Total exposure, absolute vigilance. A vigilance that is not a vigil, not the awaiting for some appointed time, the coming of a holy day or the entrance of a guest. The insomniac is like a Vladimir or an Estragon without a Godot. Or like the narrator of Beckett’s later work The Unnameable—a voice in the tunnel without memory and without hope, without anything to wait for, without even a sense of what it would even mean to wait.
But still, I’ve found it gives some relief to picture the source. Lying awake in bed, I produce an abstract object in my mind, a swirling mathematical vortex of the kind that Schelling may have imagined when he spoke of the formless universe before Creation, the infinite dark expanse of rotary drives in their endless masturbatory circulation. When the pitch or volume changes I picture a corresponding change in the vortex. Each sound has its visual equivalent. I can hold this object in my mind for minutes, sometimes over an hour without interruption.
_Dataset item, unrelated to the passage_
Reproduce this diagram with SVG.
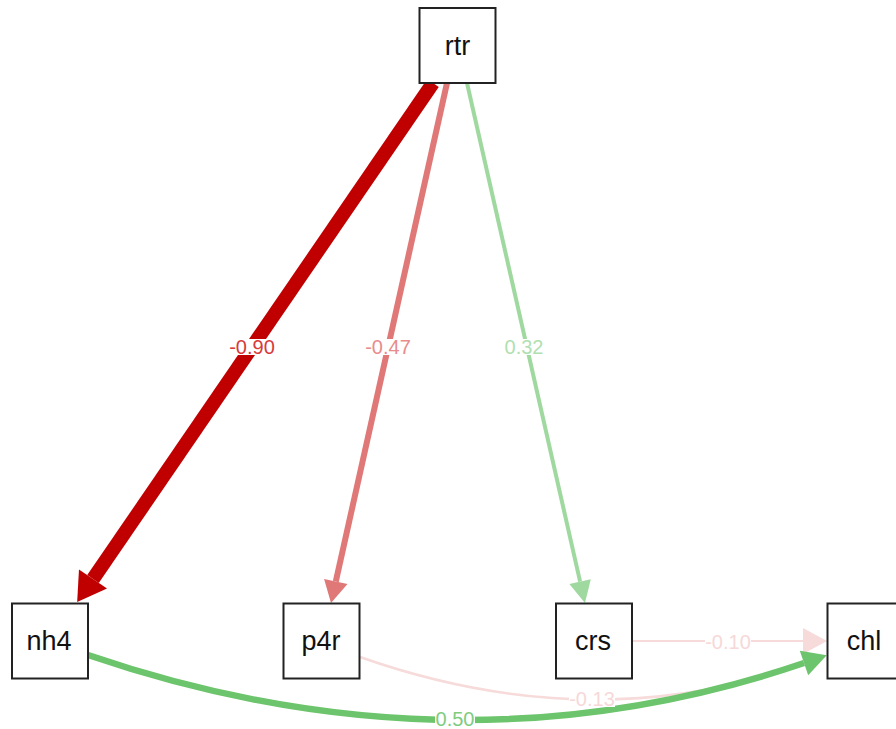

At first, the internal image is purely reactive to the external noise. The pitch rises, and the vortex spins faster. The volume rises and the vortex ripples more strongly. Vice versa. Slowly, the gap between sound-event and image-event narrows, until the alterations of the image are almost simultaneous with the vicissitudes of the whirring. With practice I feel that I can predict minute sonic alterations in the instants before they occur, though there is still no overarching rhythm or pattern to them.
After a few minutes feeling particularly in sync with my neighbor, I take the absurd step of trying to reverse the causality. I direct every ounce of my will to a single ripple in the imaginary vortex, as if by raising it a single hairs-breadth distance in my mind I might raise the pitch of the whirring just one half-decibel. If I can do that, maybe I can make it stop entirely, bring it to a gentle halt.
Then the synchronicity shatters. The image and the sound separate. The whirring rushes in unexpected directions, and the vortex dissolves, its contours grow hazy and indistinct. Nothing to do from there but wait for it to end. Vigilance. Exposure. Il y a. Il n’y a pas.



In case you know German https://www.the-berliner.com/books/theresia-enzensberger-interview-sleeping-schlafen-berlin-insomnia-capitalism/
This had me gripped right from the start - for the first few paragraphs I felt like I was reading a Donald Barthelme or Lydia Davis story. Also, as a fellow insomniac with loud neighbours, I sympathise with your plight.